[EXERCISE]: Do not repeat pictures. Repeat exactly the lines of the listing below from its first line through the line with "const rows = categories.map((c, i)".

--- start RECORDS PROVIDED ---

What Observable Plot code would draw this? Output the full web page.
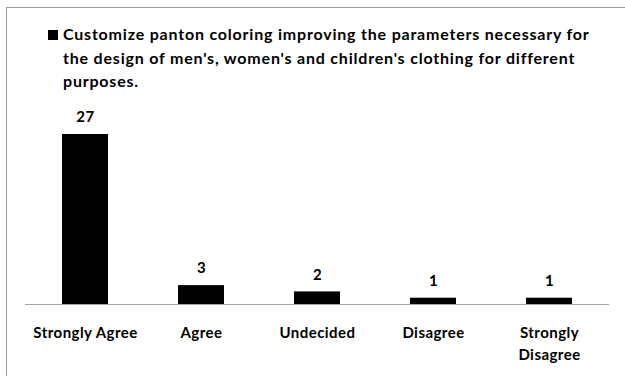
<!DOCTYPE html>
<html>
<head>
<meta charset="utf-8">
<script src="https://cdn.jsdelivr.net/npm/d3@7"></script>
<script src="https://cdn.jsdelivr.net/npm/@observablehq/plot@0.6"></script>
<style>
  html, body { margin: 0; padding: 0; background: #fff; }
  #frame {
    position: relative; width: 625px; height: 376px; overflow: hidden;
    font-family: Lato, "Open Sans", sans-serif; color: #000;
  }
  #border {
    position: absolute; left: 6px; top: 7px; right: -2px; bottom: -2px;
    border-top: 1px solid #9a9a9a; border-left: 1px solid #9a9a9a;
  }
  #title {
    position: absolute; left: 48px; top: 22px; height: 78px;
    font-size: 16px; font-weight: 700; line-height: 23.5px; white-space: nowrap;
    letter-spacing: 0.8px;
  }
  #title .key {
    display: inline-block; width: 10px; height: 10px; background: #000;
    margin-right: 5px; vertical-align: 0px;
  }
  #title .line { padding-left: 15px; }
  #title .line.first { padding-left: 0; }
  #chart { position: absolute; left: 0; top: 100px; }
  #chart svg text { letter-spacing: 0.45px; }
</style>
</head>
<body>
<div id="frame">
  <div id="border"></div>
  <div id="title"></div>
  <div id="chart"></div>
</div>
<script>
// Survey responses for the statement in the title
const categories = ["Strongly Agree", "Agree", "Undecided", "Disagree", "Strongly Disagree"];
const counts = [27, 3, 2, 1, 1];
const tickLabels = ["Strongly Agree", "Agree", "Undecided", "Disagree", "Strongly\nDisagree"];
const titleLines = [
  "Customize panton coloring improving the parameters necessary for",
  "the design of men's, women's and children's clothing for different",
  "purposes."
];

const rows = categories.map((c, i) => ({category: c, count: counts[i]}));

// Title with a legend key in front of the first line
const title = document.getElementById("title");
titleLines.forEach((t, i) => {
  const div = document.createElement("div");
  div.className = "line" + (i === 0 ? " first" : "");
  if (i === 0) {
    const key = document.createElement("span");
    key.className = "key";
    div.appendChild(key);
  }
  div.appendChild(document.createTextNode(t));
  title.appendChild(div);
});

const chart = Plot.plot({
  width: 625,
  height: 276,
  marginLeft: 25,
  marginRight: 16,
  marginTop: 34,
  marginBottom: 72,
  style: {fontFamily: "Lato, 'Open Sans', sans-serif", color: "#000", background: "transparent"},
  x: {domain: categories, paddingInner: 0.6, paddingOuter: 0.3, label: null},
  y: {domain: [0, 27], axis: null},
  marks: [
    Plot.barY(rows, {x: "category", y: "count", fill: "#000"}),
    Plot.ruleY([0], {stroke: "#a6a6a6", strokeWidth: 1}),
    Plot.text(rows, {x: "category", y: "count", text: d => String(d.count), dy: -17,
      fontSize: 15, fontWeight: 700, fill: "#000"}),
    Plot.axisX({
      tickSize: 0, tickPadding: 18, fontSize: 15, fontWeight: 700, lineHeight: 1.45,
      tickFormat: d => tickLabels[categories.indexOf(d)], label: null
    })
  ]
});
document.getElementById("chart").appendChild(chart);
</script>
</body>
</html>
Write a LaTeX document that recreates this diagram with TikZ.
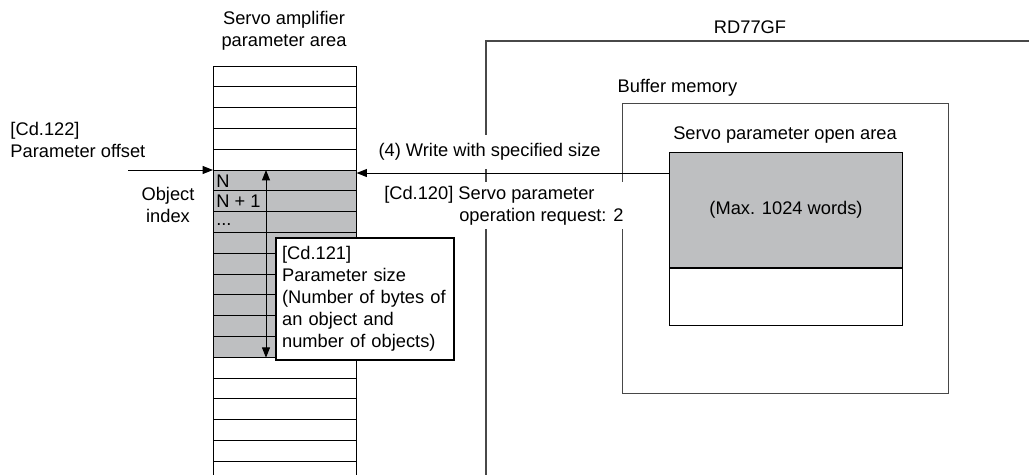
\documentclass[tikz,border=0pt]{standalone}
\usepackage{fontspec}
\setmainfont{Liberation Sans}
\usetikzlibrary{arrows.meta,positioning}
\definecolor{cellgray}{RGB}{190,191,193}
\definecolor{linegray}{RGB}{72,72,72}

\begin{document}
\begin{tikzpicture}[font=\fontsize{13pt}{15.6pt}\selectfont,
    t/.style={inner sep=1pt,align=center},
    n/.style={inner sep=0pt,anchor=west},
    a/.style={-{Triangle[length=.26cm,width=.2cm]},line width=.7pt},
    d/.style={{Triangle[length=.26cm,width=.2cm]}-{Triangle[length=.26cm,width=.2cm]},
      line width=.7pt},
    b/.style={draw=linegray,line width=.9pt},
    c/.style={line width=.7pt}]
  \useasboundingbox (0,0) rectangle (25.725,-11.85);
  % RD77GF and its buffer memory
  \draw[b] (26,-1.025) -- (12.15,-1.025) -- (12.15,-12.2);
  \node[t] (rd) at (18.75,-0.675) {RD77GF};
  \node[b,anchor=north west,inner sep=0,minimum width=8.15cm,
    minimum height=7.25cm] (buf) at (15.55,-2.575) {};
  \node[t,anchor=south west] (buflbl) at (15.4,-2.45) {Buffer memory};
  \node[draw,c,fill=cellgray,anchor=north west,inner sep=0,
    minimum width=5.825cm,minimum height=2.875cm] (open) at (16.725,-3.8)
    {(Max. 1024 words)};
  \node[draw,c,anchor=north,inner sep=0,minimum width=5.825cm,
    minimum height=1.425cm] (rest) at (open.south) {};
  \node[t] (openlbl) at (19.625,-3.375) {Servo parameter open area};
  % servo amplifier parameter area
  \node[t] (amp) at (7.1,-0.775) {Servo amplifier\\parameter area};
  \node[fill=cellgray,anchor=north west,inner sep=0,minimum width=3.575cm,
    minimum height=4.68cm] (obj) at (5.325,-4.25) {};
  \foreach \i in {0,...,19}
    \draw[c] (5.325,{-1.65-0.52*\i}) -- ++(3.575,0);
  \draw[c] (5.325,-1.65) -- (5.325,-12.2) (8.9,-1.65) -- (8.9,-12.2);
  \node[n] (n0) at (5.4,-4.52) {N};
  \node[n] (n1) at (5.4,-5.04) {N + 1};
  \node[n] (n2) at (5.4,-5.62) {...};
  \draw[d] (obj.north -| 6.65,0) -- (obj.south -| 6.65,0);
  \node[draw,line width=1.6pt,fill=white,align=left,anchor=north west,
    text width=4.15cm,inner xsep=.15cm,minimum height=3.05cm] (size)
    at (6.875,-5.925)
    {[Cd.121]\\Parameter size\\(Number of bytes of\\an object and\\number of objects)};
  % offset and index
  \node[t,align=left,anchor=west] (off) at (0.22,-3.5) {[Cd.122]\\Parameter offset};
  \coordinate (offin) at (3.2,-4.25);
  \draw[a] (offin) -- (obj.north west);
  \node[t] (idx) at (4.2,-5.125) {Object\\index};
  % write request
  \node[t,fill=white,inner ysep=.2cm] (wr) at (12.24,-3.8)
    {(4) Write with specified size};
  \node[t,fill=white,align=left,anchor=north west,inner sep=.1cm] (req)
    at (9.5,-4.55)
    {[Cd.120] Servo parameter\\\hspace*{1.875cm}operation request: 2};
  \coordinate (src) at (16.725,-4.325);
  \draw[a] (src) -- (src -| obj.east);
\end{tikzpicture}
\end{document}
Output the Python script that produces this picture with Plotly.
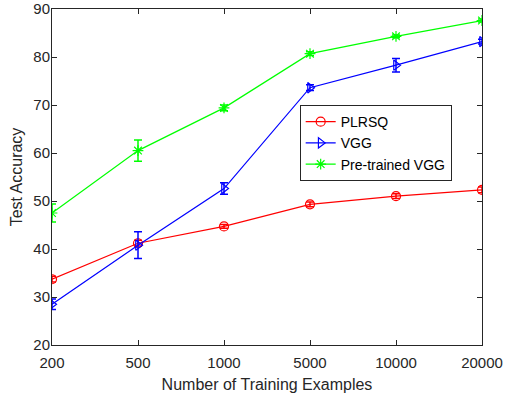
import plotly.graph_objects as go

# Training set sizes (evenly spaced categories on the x axis)
train_sizes = ["200", "500", "1000", "5000", "10000", "20000"]

# Mean test accuracy and error half-widths for each model
plrsq_acc = [33.7, 41.2, 44.7, 49.3, 51.0, 52.3]
plrsq_err = [0.6, 0.6, 0.4, 0.5, 0.5, 0.6]

vgg_acc = [28.5, 40.8, 52.6, 73.6, 78.3, 83.2]
vgg_err = [1.1, 2.8, 1.2, 0.6, 1.4, 0.5]

pre_vgg_acc = [47.5, 60.5, 69.4, 80.7, 84.3, 87.6]
pre_vgg_err = [1.9, 2.2, 0.6, 0.4, 0.3, 0.3]

y_ticks = [20, 30, 40, 50, 60, 70, 80, 90]

series = [
    ("PLRSQ", plrsq_acc, plrsq_err, "#ff0000", "circle-open"),
    ("VGG", vgg_acc, vgg_err, "#0000ff", "triangle-right-open"),
    ("Pre-trained VGG", pre_vgg_acc, pre_vgg_err, "#00ff00", "asterisk-open"),
]

fig = go.Figure()
for name, acc, err, color, symbol in series:
    fig.add_trace(go.Scatter(
        x=train_sizes, y=acc, name=name, mode="lines+markers",
        line=dict(color=color, width=1.2),
        marker=dict(symbol=symbol, size=9, color=color, line=dict(color=color, width=1.2)),
        error_y=dict(type="data", array=err, visible=True, color=color,
                     thickness=1.5, width=4),
    ))

axis_color = "#262626"
font_family = "Liberation Sans, Arial, Helvetica, sans-serif"

fig.update_layout(
    width=505, height=401,
    margin=dict(l=52, r=23, t=9, b=56),
    paper_bgcolor="white", plot_bgcolor="white",
    font=dict(family=font_family, size=15, color=axis_color),
    showlegend=True,
    legend=dict(
        x=0.576, y=0.714, xanchor="left", yanchor="top",
        bgcolor="white", bordercolor=axis_color, borderwidth=1,
        font=dict(size=14, color="#000000"),
        tracegroupgap=0, itemwidth=30,
    ),
    xaxis=dict(
        type="category", range=[0, 5], automargin=False,
        title=dict(text="Number of Training Examples", font=dict(size=16), standoff=8),
        showgrid=False, zeroline=False,
        showline=True, linecolor=axis_color, linewidth=1, mirror="ticks",
        ticks="inside", ticklen=5, tickcolor=axis_color,
        tickfont=dict(size=15), ticklabelstandoff=4,
    ),
    yaxis=dict(
        range=[20, 90], tickvals=y_ticks, automargin=False,
        title=dict(text="Test Accuracy", font=dict(size=16), standoff=6),
        showgrid=False, zeroline=False,
        showline=True, linecolor=axis_color, linewidth=1, mirror="ticks",
        ticks="inside", ticklen=5, tickcolor=axis_color,
        tickfont=dict(size=15), ticklabelstandoff=-2,
    ),
)

fig.write_html("out.html")
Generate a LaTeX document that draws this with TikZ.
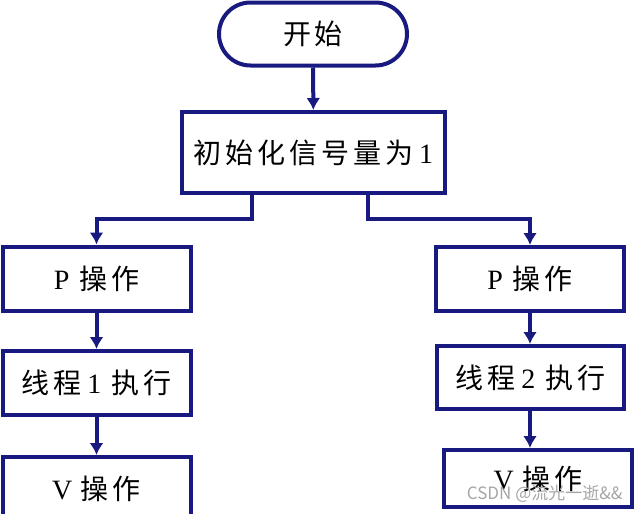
\documentclass[tikz,border=0pt]{standalone}
\usepackage{fontspec}
\setmainfont{Liberation Serif}
\newfontfamily\cjk[LetterSpace=14]{Noto Sans CJK SC}
\newfontfamily\wmfont{Noto Sans CJK SC}
\usetikzlibrary{arrows.meta,shapes.misc}
\definecolor{navy}{RGB}{24,26,128}

\begin{document}
\begin{tikzpicture}[
x=1pt,y=-1pt,
box/.style={
    draw=navy,
    line width=4pt,
    fill=white,
    minimum width=188pt,
    minimum height=64pt,
    inner sep=0pt,
    font=\fontsize{28}{32}\selectfont
},
startbox/.style={
    box,
    rounded rectangle,
    minimum height=63pt
},
arr/.style={
    draw=navy,
    line width=4pt,
    -{Latex[length=12pt,width=14pt]}
},
>=latex
]
\clip (0,0) rectangle (641,514);
\useasboundingbox (0,0) rectangle (641,514);

\node[startbox] (start) at (313,34) {{\cjk 开始}};
\node[box,minimum width=263pt,minimum height=81pt] (init) at (313.5,152.5) {{\cjk 初始化信号量为}\hspace{0.2em}1};

\node[box] (lp) at (96.5,278.5) {P\hspace{0.35em}{\cjk 操作}};
\node[box] (lt) at (96.5,383) {{\cjk 线程}\hspace{0.2em}1\hspace{0.35em}{\cjk 执行}};
\node[box] (lv) at (96.5,489) {V\hspace{0.3em}{\cjk 操作}};

\node[box] (rp) at (530,279) {P\hspace{0.35em}{\cjk 操作}};
\node[box,minimum width=187pt,minimum height=63pt] (rt) at (530.5,377.5) {{\cjk 线程}\hspace{0.2em}2\hspace{0.35em}{\cjk 执行}};
\node[box,minimum height=57pt] (rv) at (538,478.5) {V\hspace{0.3em}{\cjk 操作}};

\coordinate (lb) at (252,193);
\coordinate (lj) at (252,219);
\coordinate (rb) at (368,193);
\coordinate (rj) at (368,219);

\draw[arr] (start) -- (init);
\draw[arr] (lb) -- (lj) -| (lp);
\draw[arr] (rb) -- (rj) -| (rp);
\draw[arr] (lp) -- (lt);
\draw[arr] (lt) -- (lv);
\draw[arr] (rp) -- (rt.north -| rp);
\draw[arr] (rt.south -| rp) -- (rv.north -| rp);

\node[text=gray!70,font=\wmfont\fontsize{17}{20}\selectfont,anchor=east] (wm) at (626,494) {CSDN @流光一逝\&\&};
\end{tikzpicture}
\end{document}
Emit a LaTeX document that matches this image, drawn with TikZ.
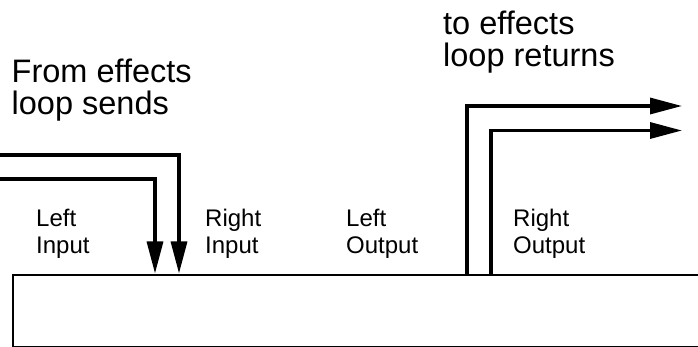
\documentclass[tikz,border=0pt]{standalone}
\usepackage{fontspec}
\setmainfont{Liberation Sans}
\usetikzlibrary{arrows.meta}
\tikzset{
  big/.style={font=\fontsize{32.5}{32}\selectfont, align=left, inner sep=0pt, anchor=base west},
  lbl/.style={font=\fontsize{24}{26}\selectfont, align=left, inner sep=0pt, anchor=base west},
  sig/.style={line width=3.3pt, -{Triangle[length=32pt,width=16pt]}},
  unitbox/.style={draw, line width=2.3pt, rectangle, inner sep=0pt, anchor=north west, minimum width=720pt, minimum height=72.5pt}
}
\begin{document}
\begin{tikzpicture}[x=1pt,y=-1pt]
\useasboundingbox (0,0) rectangle (698,347);
\node[unitbox] (unit) at (11.5,273.5) {};
\node[big] (sends) at (11.5,115) {From effects\\loop sends};
\node[big] (returns) at (443,67) {to effects\\loop returns};
\node[lbl] (li) at (36,253) {Left\\Input};
\node[lbl] (ri) at (205,253) {Right\\Input};
\node[lbl] (lo) at (346,253) {Left\\Output};
\node[lbl] (ro) at (513,253) {Right\\Output};
\coordinate (inA) at (-5,155);
\coordinate (inB) at (-5,179);
\coordinate (xA) at (179,0);
\coordinate (xB) at (155,0);
\coordinate (outA) at (682,106);
\coordinate (outB) at (682,130.5);
\coordinate (xoA) at (467,0);
\coordinate (xoB) at (491,0);
\draw[sig] (inA) -| (xA |- unit.north);
\draw[sig] (inB) -| (xB |- unit.north);
\draw[sig] (xoA |- unit.north) |- (outA);
\draw[sig] (xoB |- unit.north) |- (outB);
\end{tikzpicture}
\end{document}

--- end RECORDS PROVIDED ---

[SOLUTION FOR THIS PROBLEM]:
What Observable Plot code would draw this? Output the full web page.
<!DOCTYPE html>
<html>
<head>
<meta charset="utf-8">
<script src="https://cdn.jsdelivr.net/npm/d3@7"></script>
<script src="https://cdn.jsdelivr.net/npm/@observablehq/plot@0.6"></script>
<style>
  html, body { margin: 0; padding: 0; background: #fff; }
  #frame {
    position: relative; width: 625px; height: 376px; overflow: hidden;
    font-family: Lato, "Open Sans", sans-serif; color: #000;
  }
  #border {
    position: absolute; left: 6px; top: 7px; right: -2px; bottom: -2px;
    border-top: 1px solid #9a9a9a; border-left: 1px solid #9a9a9a;
  }
  #title {
    position: absolute; left: 48px; top: 22px; height: 78px;
    font-size: 16px; font-weight: 700; line-height: 23.5px; white-space: nowrap;
    letter-spacing: 0.8px;
  }
  #title .key {
    display: inline-block; width: 10px; height: 10px; background: #000;
    margin-right: 5px; vertical-align: 0px;
  }
  #title .line { padding-left: 15px; }
  #title .line.first { padding-left: 0; }
  #chart { position: absolute; left: 0; top: 100px; }
  #chart svg text { letter-spacing: 0.45px; }
</style>
</head>
<body>
<div id="frame">
  <div id="border"></div>
  <div id="title"></div>
  <div id="chart"></div>
</div>
<script>
// Survey responses for the statement in the title
const categories = ["Strongly Agree", "Agree", "Undecided", "Disagree", "Strongly Disagree"];
const counts = [27, 3, 2, 1, 1];
const tickLabels = ["Strongly Agree", "Agree", "Undecided", "Disagree", "Strongly\nDisagree"];
const titleLines = [
  "Customize panton coloring improving the parameters necessary for",
  "the design of men's, women's and children's clothing for different",
  "purposes."
];

const rows = categories.map((c, i) => ({category: c, count: counts[i]}));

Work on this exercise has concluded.